But the 'notes' were in a way legal tender in this particular part of the Netherlands. (Drunen)
Let me explain.
In the '90 of last century, there was a childrens' theme park, called 'Land van Ooit' (Everland).
The park can be seen as a 'do it yourself - attraction park'. The main idea was a park without much "modern" attractions as rollercoasters or highspeed watersplashes.
All staff were actually actors who played within a setting of medieval castles, knights, trolls, whiches and princes.
In Everland, children were the knights, their parents were their servants.
Many acttractions were to be played with human power (unmotorised cars).
At the entrance of the park, an exchange office was build, and dutch guilders could be exchanged for 'ooit-cents' (ever-cents), at a rate of 1 = 1.
1 dutch guilder (=100 cents) was exchanged for 100 'ever-cents'.
All prices in the park were therefore in ever-cents currency.
There were no coins in use, only 6 banknotes.
The banknotes are not etirely fake, since they represent a certain value, and they were exchangable (at the park) for dutch guilders again.
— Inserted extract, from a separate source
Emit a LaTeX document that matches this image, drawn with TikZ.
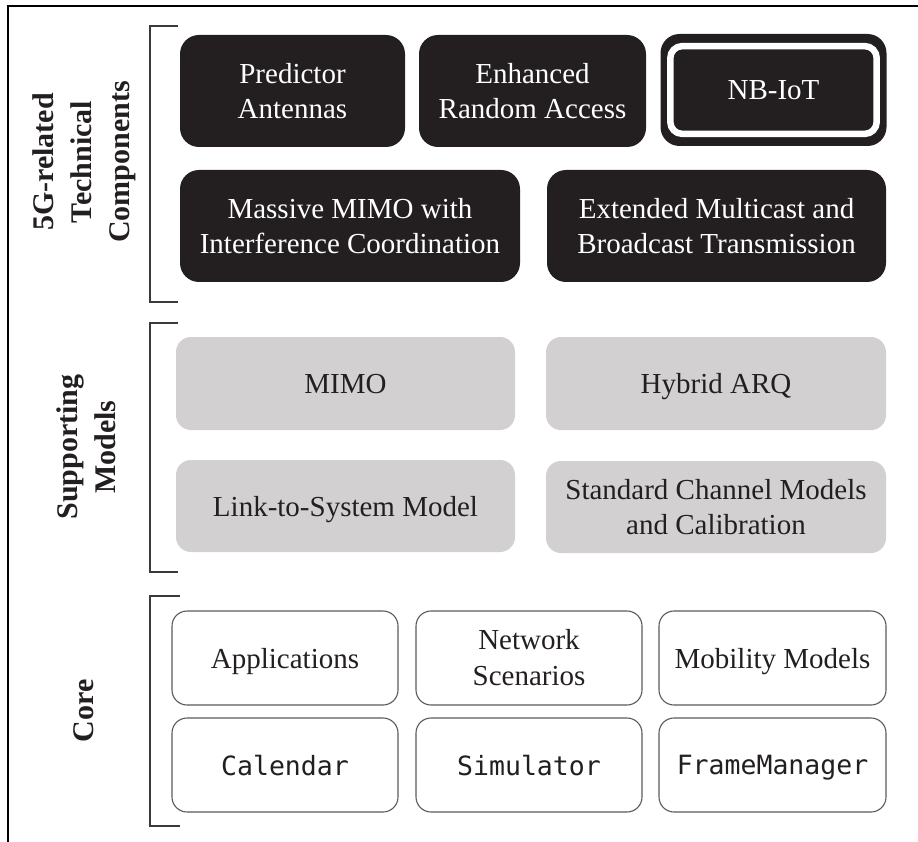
\documentclass[tikz,border=0pt]{standalone}
\usepackage{fontspec}
\setmainfont{Liberation Serif}
\newfontfamily\codefont{DejaVu Sans Mono}
\definecolor{ink}{HTML}{231F20}
\definecolor{panel}{HTML}{D2D0D1}
\definecolor{edge}{HTML}{5A5A5A}
\definecolor{brk}{HTML}{3A3A3A}
\tikzset{
  techbox/.style={rounded corners=19pt, fill=ink, draw=none, text=white,
    align=center, inner sep=0pt, font=\fontsize{29}{35}\selectfont},
  supbox/.style={rounded corners=15pt, fill=panel, draw=none, text=ink,
    align=center, inner sep=0pt, font=\fontsize{29}{35}\selectfont},
  corebox/.style={rounded corners=15pt, fill=white, draw=edge, line width=1.1pt,
    text=ink, align=center, inner sep=0pt, font=\fontsize{29}{36}\selectfont},
  codebox/.style={corebox, font=\codefont\fontsize{26.5}{32}\selectfont},
  oneline/.style={text depth=0pt},
  sidelabel/.style={rotate=90, align=center, text=ink,
    font=\bfseries\fontsize{30}{38}\selectfont},
  bracketline/.style={draw=brk, line width=1.3pt},
}
\begin{document}
\begin{tikzpicture}[x=1pt,y=-1pt]
\useasboundingbox (0,0) rectangle (918,842);
% outer frame (top and left edges)
\draw[line width=1.3pt] (8,842) -- (8,6) -- (918,6);

% group brackets
\draw[bracketline] (178,26) -- (150,26) -- (150,302) -- (178,302);
\draw[bracketline] (178,323) -- (150,323) -- (150,572) -- (178,572);
\draw[bracketline] (180,596) -- (150,596) -- (150,826) -- (180,826);

% group labels
\node[sidelabel] (lab5g) at (84,162) {5G-related\\Technical\\Components};
\node[sidelabel] (labsup) at (86,447) {Supporting\\Models};
\node[sidelabel] (labcore) at (84,711) {Core};

% 5G-related technical components
\node[techbox, minimum width=225pt, minimum height=112pt] (pred) at (292.5,91) {Predictor\\Antennas};
\node[techbox, minimum width=227pt, minimum height=112pt] (era) at (532.5,91) {Enhanced\\Random Access};
\node[techbox, oneline, minimum width=226pt, minimum height=112pt] (nbiot) at (773.5,90) {NB-IoT};
\draw[white, line width=6.5pt, rounded corners=12pt]
  ([xshift=10pt,yshift=-12.3pt]nbiot.north west) rectangle ([xshift=-10pt,yshift=12.3pt]nbiot.south east);
\node[techbox, minimum width=340pt, minimum height=112pt] (mmimo) at (350,226) {Massive MIMO with\\Interference Coordination};
\node[techbox, minimum width=339pt, minimum height=112pt] (embms) at (716.5,226) {Extended Multicast and\\Broadcast Transmission};

% supporting models
\node[supbox, oneline, minimum width=339pt, minimum height=93pt] (mimo) at (345.5,383.5) {MIMO};
\node[supbox, oneline, minimum width=340pt, minimum height=93pt] (harq) at (716,383.5) {Hybrid ARQ};
\node[supbox, oneline, minimum width=339pt, minimum height=92pt] (l2s) at (345.5,506) {Link-to-System Model};
\node[supbox, minimum width=340pt, minimum height=92pt] (chan) at (716,507) {Standard Channel Models\\and Calibration};

% core
\node[corebox, oneline, minimum width=226pt, minimum height=94pt] (apps) at (285,658) {Applications};
\node[corebox, minimum width=226pt, minimum height=94pt] (scen) at (529,658) {Network\\Scenarios};
\node[corebox, oneline, minimum width=227pt, minimum height=94pt] (mob) at (772.5,658) {Mobility Models};
\node[codebox, oneline, minimum width=226pt, minimum height=94pt] (cal) at (285,765) {Calendar};
\node[codebox, oneline, minimum width=226pt, minimum height=94pt] (sim) at (529,765) {Simulator};
\node[codebox, oneline, minimum width=227pt, minimum height=94pt] (fm) at (772.5,765) {FrameManager};
\end{tikzpicture}
\end{document}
All notes are numbered too.
The highest value, was a 1000 Ooit sent (similar to 1000 Dutch cents), or 10 Dutch Guilders.
1000 Ooit sent |
1000 Ooit sent - reverse |
The idea was great, but due to the fact that almost all attractions were outside, and the weather in this part of Europe isn't really the best place to have only outdoor activities, made that the theme park got bankrupt in 2007.
A smaller park in the belgian city Tongeren (in a Roman empire setting) failed that same year.
2 comments:
Thank you! I found a bag of these in a book i bought at a used book store in colorado and i could not figure out what they were.
Hi, thanks for your commment.
It's great to hear my blog was useful.